** START Supplied data **

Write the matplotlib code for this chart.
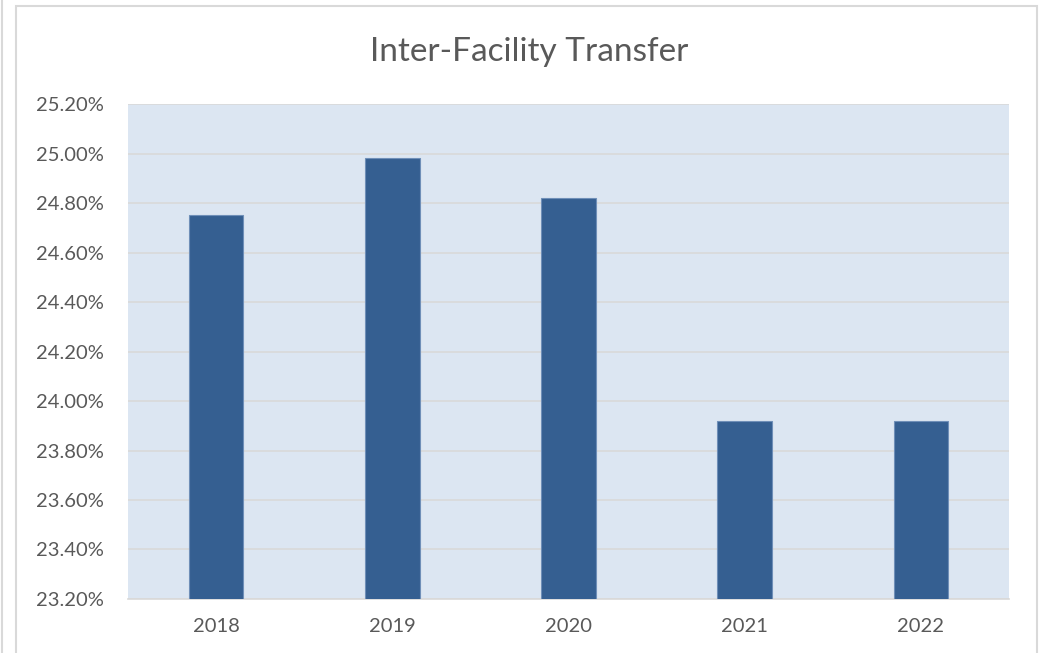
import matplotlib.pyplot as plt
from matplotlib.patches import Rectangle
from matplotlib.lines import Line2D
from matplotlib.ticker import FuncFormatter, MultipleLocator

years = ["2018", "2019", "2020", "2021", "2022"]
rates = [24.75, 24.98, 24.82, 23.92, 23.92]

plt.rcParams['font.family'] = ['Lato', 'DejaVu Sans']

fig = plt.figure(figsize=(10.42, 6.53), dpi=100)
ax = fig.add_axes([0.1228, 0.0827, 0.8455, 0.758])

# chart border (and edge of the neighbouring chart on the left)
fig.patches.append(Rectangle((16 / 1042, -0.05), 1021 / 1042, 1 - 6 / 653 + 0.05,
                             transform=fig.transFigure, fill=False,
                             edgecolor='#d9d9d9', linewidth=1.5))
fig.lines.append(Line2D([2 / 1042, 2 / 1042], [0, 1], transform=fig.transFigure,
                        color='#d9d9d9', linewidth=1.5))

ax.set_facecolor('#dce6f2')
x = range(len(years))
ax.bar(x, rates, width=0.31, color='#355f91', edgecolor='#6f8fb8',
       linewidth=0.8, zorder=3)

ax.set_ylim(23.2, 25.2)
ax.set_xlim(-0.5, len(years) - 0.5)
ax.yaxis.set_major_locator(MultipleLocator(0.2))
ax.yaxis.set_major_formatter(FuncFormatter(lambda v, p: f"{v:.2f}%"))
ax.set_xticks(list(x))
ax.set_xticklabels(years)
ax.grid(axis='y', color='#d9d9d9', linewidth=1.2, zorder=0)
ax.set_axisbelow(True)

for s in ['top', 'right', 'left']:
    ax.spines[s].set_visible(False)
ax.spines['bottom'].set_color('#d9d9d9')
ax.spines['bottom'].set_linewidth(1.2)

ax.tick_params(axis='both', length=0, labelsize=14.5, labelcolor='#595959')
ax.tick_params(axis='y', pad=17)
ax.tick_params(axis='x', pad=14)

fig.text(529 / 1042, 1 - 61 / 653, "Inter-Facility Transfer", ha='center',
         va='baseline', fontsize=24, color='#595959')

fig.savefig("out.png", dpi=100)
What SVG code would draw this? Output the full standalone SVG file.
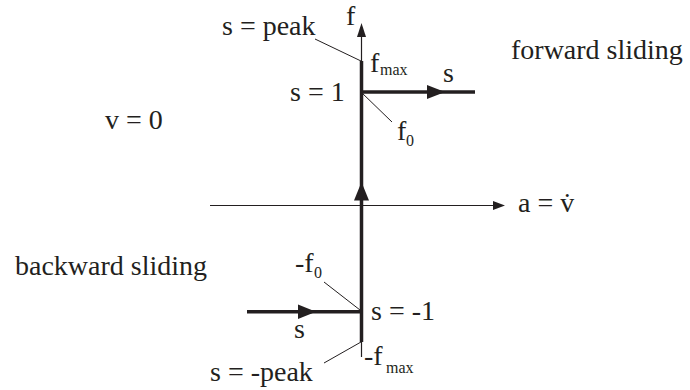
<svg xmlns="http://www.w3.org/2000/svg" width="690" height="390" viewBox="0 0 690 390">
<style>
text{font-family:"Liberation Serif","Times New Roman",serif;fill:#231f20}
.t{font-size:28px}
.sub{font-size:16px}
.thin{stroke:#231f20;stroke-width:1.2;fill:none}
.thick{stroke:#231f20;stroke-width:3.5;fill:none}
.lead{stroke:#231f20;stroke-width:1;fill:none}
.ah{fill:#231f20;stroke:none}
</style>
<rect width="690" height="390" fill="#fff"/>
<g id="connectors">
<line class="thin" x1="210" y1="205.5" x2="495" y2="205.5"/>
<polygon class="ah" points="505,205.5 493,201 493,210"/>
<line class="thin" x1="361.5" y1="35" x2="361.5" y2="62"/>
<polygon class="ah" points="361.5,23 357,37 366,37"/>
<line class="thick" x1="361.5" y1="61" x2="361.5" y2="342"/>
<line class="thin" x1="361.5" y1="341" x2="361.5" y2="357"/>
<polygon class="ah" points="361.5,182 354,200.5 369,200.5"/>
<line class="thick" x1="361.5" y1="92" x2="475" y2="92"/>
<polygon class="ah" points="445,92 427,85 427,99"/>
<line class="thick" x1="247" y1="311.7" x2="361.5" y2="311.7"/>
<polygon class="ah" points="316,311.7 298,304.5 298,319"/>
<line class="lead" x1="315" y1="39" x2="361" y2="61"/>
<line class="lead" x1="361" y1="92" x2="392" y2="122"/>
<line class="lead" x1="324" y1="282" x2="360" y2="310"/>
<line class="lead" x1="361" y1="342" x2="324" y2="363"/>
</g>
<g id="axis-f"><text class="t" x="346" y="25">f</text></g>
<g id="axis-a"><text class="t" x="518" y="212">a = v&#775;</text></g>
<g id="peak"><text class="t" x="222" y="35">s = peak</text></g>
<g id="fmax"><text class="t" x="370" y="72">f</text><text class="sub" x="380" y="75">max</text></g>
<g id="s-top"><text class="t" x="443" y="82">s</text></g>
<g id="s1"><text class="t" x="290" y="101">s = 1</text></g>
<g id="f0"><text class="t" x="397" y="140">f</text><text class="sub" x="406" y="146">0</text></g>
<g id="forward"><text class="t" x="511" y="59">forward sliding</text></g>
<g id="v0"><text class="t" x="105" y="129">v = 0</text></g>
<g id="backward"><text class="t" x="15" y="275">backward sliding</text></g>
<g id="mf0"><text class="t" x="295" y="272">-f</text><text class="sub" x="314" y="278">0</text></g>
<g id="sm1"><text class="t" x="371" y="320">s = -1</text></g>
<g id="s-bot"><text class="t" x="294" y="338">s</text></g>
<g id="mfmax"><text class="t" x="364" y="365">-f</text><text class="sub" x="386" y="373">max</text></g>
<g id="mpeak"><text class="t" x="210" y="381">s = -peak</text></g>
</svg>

** END Supplied data **

→ Exercise goal
Write out the records above exactly as they appear, leaving out any pictures.

→ Solution to this problem
Write the matplotlib code for this chart.
import matplotlib.pyplot as plt
from matplotlib.patches import Rectangle
from matplotlib.lines import Line2D
from matplotlib.ticker import FuncFormatter, MultipleLocator

years = ["2018", "2019", "2020", "2021", "2022"]
rates = [24.75, 24.98, 24.82, 23.92, 23.92]

plt.rcParams['font.family'] = ['Lato', 'DejaVu Sans']

fig = plt.figure(figsize=(10.42, 6.53), dpi=100)
ax = fig.add_axes([0.1228, 0.0827, 0.8455, 0.758])

# chart border (and edge of the neighbouring chart on the left)
fig.patches.append(Rectangle((16 / 1042, -0.05), 1021 / 1042, 1 - 6 / 653 + 0.05,
                             transform=fig.transFigure, fill=False,
                             edgecolor='#d9d9d9', linewidth=1.5))
fig.lines.append(Line2D([2 / 1042, 2 / 1042], [0, 1], transform=fig.transFigure,
                        color='#d9d9d9', linewidth=1.5))

ax.set_facecolor('#dce6f2')
x = range(len(years))
ax.bar(x, rates, width=0.31, color='#355f91', edgecolor='#6f8fb8',
       linewidth=0.8, zorder=3)

ax.set_ylim(23.2, 25.2)
ax.set_xlim(-0.5, len(years) - 0.5)
ax.yaxis.set_major_locator(MultipleLocator(0.2))
ax.yaxis.set_major_formatter(FuncFormatter(lambda v, p: f"{v:.2f}%"))
ax.set_xticks(list(x))
ax.set_xticklabels(years)
ax.grid(axis='y', color='#d9d9d9', linewidth=1.2, zorder=0)
ax.set_axisbelow(True)

for s in ['top', 'right', 'left']:
    ax.spines[s].set_visible(False)
ax.spines['bottom'].set_color('#d9d9d9')
ax.spines['bottom'].set_linewidth(1.2)

ax.tick_params(axis='both', length=0, labelsize=14.5, labelcolor='#595959')
ax.tick_params(axis='y', pad=17)
ax.tick_params(axis='x', pad=14)

fig.text(529 / 1042, 1 - 61 / 653, "Inter-Facility Transfer", ha='center',
         va='baseline', fontsize=24, color='#595959')

fig.savefig("out.png", dpi=100)
What SVG code would draw this? Output the full standalone SVG file.
<svg xmlns="http://www.w3.org/2000/svg" width="690" height="390" viewBox="0 0 690 390">
<style>
text{font-family:"Liberation Serif","Times New Roman",serif;fill:#231f20}
.t{font-size:28px}
.sub{font-size:16px}
.thin{stroke:#231f20;stroke-width:1.2;fill:none}
.thick{stroke:#231f20;stroke-width:3.5;fill:none}
.lead{stroke:#231f20;stroke-width:1;fill:none}
.ah{fill:#231f20;stroke:none}
</style>
<rect width="690" height="390" fill="#fff"/>
<g id="connectors">
<line class="thin" x1="210" y1="205.5" x2="495" y2="205.5"/>
<polygon class="ah" points="505,205.5 493,201 493,210"/>
<line class="thin" x1="361.5" y1="35" x2="361.5" y2="62"/>
<polygon class="ah" points="361.5,23 357,37 366,37"/>
<line class="thick" x1="361.5" y1="61" x2="361.5" y2="342"/>
<line class="thin" x1="361.5" y1="341" x2="361.5" y2="357"/>
<polygon class="ah" points="361.5,182 354,200.5 369,200.5"/>
<line class="thick" x1="361.5" y1="92" x2="475" y2="92"/>
<polygon class="ah" points="445,92 427,85 427,99"/>
<line class="thick" x1="247" y1="311.7" x2="361.5" y2="311.7"/>
<polygon class="ah" points="316,311.7 298,304.5 298,319"/>
<line class="lead" x1="315" y1="39" x2="361" y2="61"/>
<line class="lead" x1="361" y1="92" x2="392" y2="122"/>
<line class="lead" x1="324" y1="282" x2="360" y2="310"/>
<line class="lead" x1="361" y1="342" x2="324" y2="363"/>
</g>
<g id="axis-f"><text class="t" x="346" y="25">f</text></g>
<g id="axis-a"><text class="t" x="518" y="212">a = v&#775;</text></g>
<g id="peak"><text class="t" x="222" y="35">s = peak</text></g>
<g id="fmax"><text class="t" x="370" y="72">f</text><text class="sub" x="380" y="75">max</text></g>
<g id="s-top"><text class="t" x="443" y="82">s</text></g>
<g id="s1"><text class="t" x="290" y="101">s = 1</text></g>
<g id="f0"><text class="t" x="397" y="140">f</text><text class="sub" x="406" y="146">0</text></g>
<g id="forward"><text class="t" x="511" y="59">forward sliding</text></g>
<g id="v0"><text class="t" x="105" y="129">v = 0</text></g>
<g id="backward"><text class="t" x="15" y="275">backward sliding</text></g>
<g id="mf0"><text class="t" x="295" y="272">-f</text><text class="sub" x="314" y="278">0</text></g>
<g id="sm1"><text class="t" x="371" y="320">s = -1</text></g>
<g id="s-bot"><text class="t" x="294" y="338">s</text></g>
<g id="mfmax"><text class="t" x="364" y="365">-f</text><text class="sub" x="386" y="373">max</text></g>
<g id="mpeak"><text class="t" x="210" y="381">s = -peak</text></g>
</svg>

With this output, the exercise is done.